Caro direttore,
in una delle sue visionarie apparizioni televisive di qualche tempo fa il prof. Alessandro Orsini spiegava a noi ignoranti che, se Israele avesse osato attraversare il cielo iraniano con i suoi caccia, sarebbe stato distrutto. Ovviamente l’aviazione dell’Idf ha eseguito l’annunciata rappresaglia senza particolari difficoltà, e a essere distrutti sono stati invece numerosi depositi di armi dei “guardiani della rivoluzione”.
Ma lasciamo stare le predizioni dei veggenti e parliamo di cose più serie. Molti analisti si stanno interrogando se Ali Khamenei aprirà un nuovo fronte di guerra con Israele. A chi scrive pare improbabile. È una scelta troppo rischiosa per l’Ayatollah, che peraltro non gode di molte simpatie nel mondo arabo. Forse è ben vista da Putin, ma sarebbe invisa alla Cina. Più plausibile è uno scenario in cui si alterneranno attacchi dimostrativi a suon di droni e azioni clamorose di terrorismo.
È allora opportuno chiarire un punto. Il termine terrorismo deriva dal latino “terrere” (atterrire). E non riguarda i fini, ma i mezzi. L’attacco a una unità militare è guerriglia, una bomba in un ristorante è terrorismo. È evidente che sono azioni diverse, anche se compiute dagli stessi soggetti. Diverse politicamente e moralmente.
Ancora più diverso è il caso del terrorismo islamico. Hamas, Hezbollah, Houthi e le formazioni jihadiste disseminate in Africa e Asia, sono tutte avamposti di un terrorismo “al servizio di Dio”. Il loro nemico non è un particolare regime, ma la civiltà occidentale in quanto tale.

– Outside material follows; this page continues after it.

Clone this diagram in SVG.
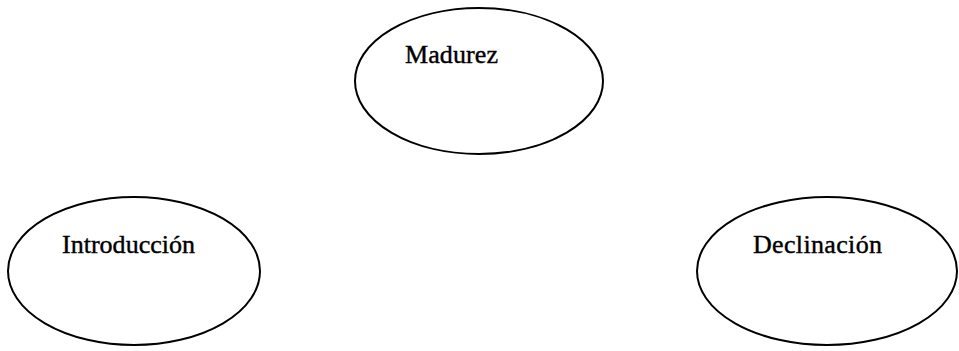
<svg xmlns="http://www.w3.org/2000/svg" width="959" height="351" viewBox="0 0 959 351">
<style>
.n{fill:#fff;stroke:#000;stroke-width:2}
.t{font-family:"Liberation Serif",serif;font-size:26px;fill:#000;stroke:#000;stroke-width:0.4}
</style>
<rect width="959" height="351" fill="#fff"/>
<g id="connectors"></g>
<g id="madurez"><ellipse class="n" cx="479" cy="81" rx="124" ry="73"/><text class="t" x="405" y="63" textLength="93">Madurez</text></g>
<g id="introduccion"><ellipse class="n" cx="134" cy="271" rx="126" ry="74"/><text class="t" x="62" y="253" textLength="133">Introducción</text></g>
<g id="declinacion"><ellipse class="n" cx="827" cy="271" rx="130" ry="74"/><text class="t" x="753" y="253" textLength="129">Declinación</text></g>
</svg>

Se nel mirino del terrorismo c’è l’intera civiltà occidentale, cristiana e laica, anche se si esita a definirla “guerra di religione”, siamo comunque di fronte a un conflitto condotto sì da una parte minoritaria – estremista e radicale – del mondo musulmano, ma la cui maggioranza resta spettatrice passiva, mentre solo una minoranza esigua lo depreca formalmente.
Quando sente la “chiamata” – interiore o comandata da un centro operativo – e si fa esplodere, il terrorista islamico vive il suo gesto suicida come una specie di martirio che sarà premiato lautamente nella vita ultraterrena. La fede religiosa dà a questo martire-assassino una determinazione che nessuna ideologia può dare. Si tratta di una disponibilità assoluta al sacrificio di se stesso che non può essere spiegata ricorrendo a fattori sociali (povertà) o psicologici (disagio mentale). Non capiremmo un fenomeno che ha ragioni profonde di ordine spirituale e storico: il risentimento di una civiltà ricca di antichi splendori verso il Grande Satana americano e la sua avanguardia in Medio Oriente, ossia Israele, superbi nel loro trionfo tecnologico, culturale e civile.
A suo modo, il terrorismo che si richiama ad Allah ha una logica rigorosa, fondata su una fede inappellabile e sulla prospettiva di un islam universale: se “Dio è morto” in occidente, altrove è ben vivo. Sta qui l’aspetto più inquietante dei massacri dell’ultimo ventennio, quello che va dall’attacco alle Torri Gemelle (11 settembre 2001) alla mattanza nei villaggi israeliani del 7 ottobre dell’anno scorso. Essi costituiscono una sfida a un concetto di umanità, il nostro, che ha certo i suoi lati oscuri ed è attraversato da interne tendenze disgregatrici, ma che legittimamente resiste ai vecchi e nuovi totalitarismi.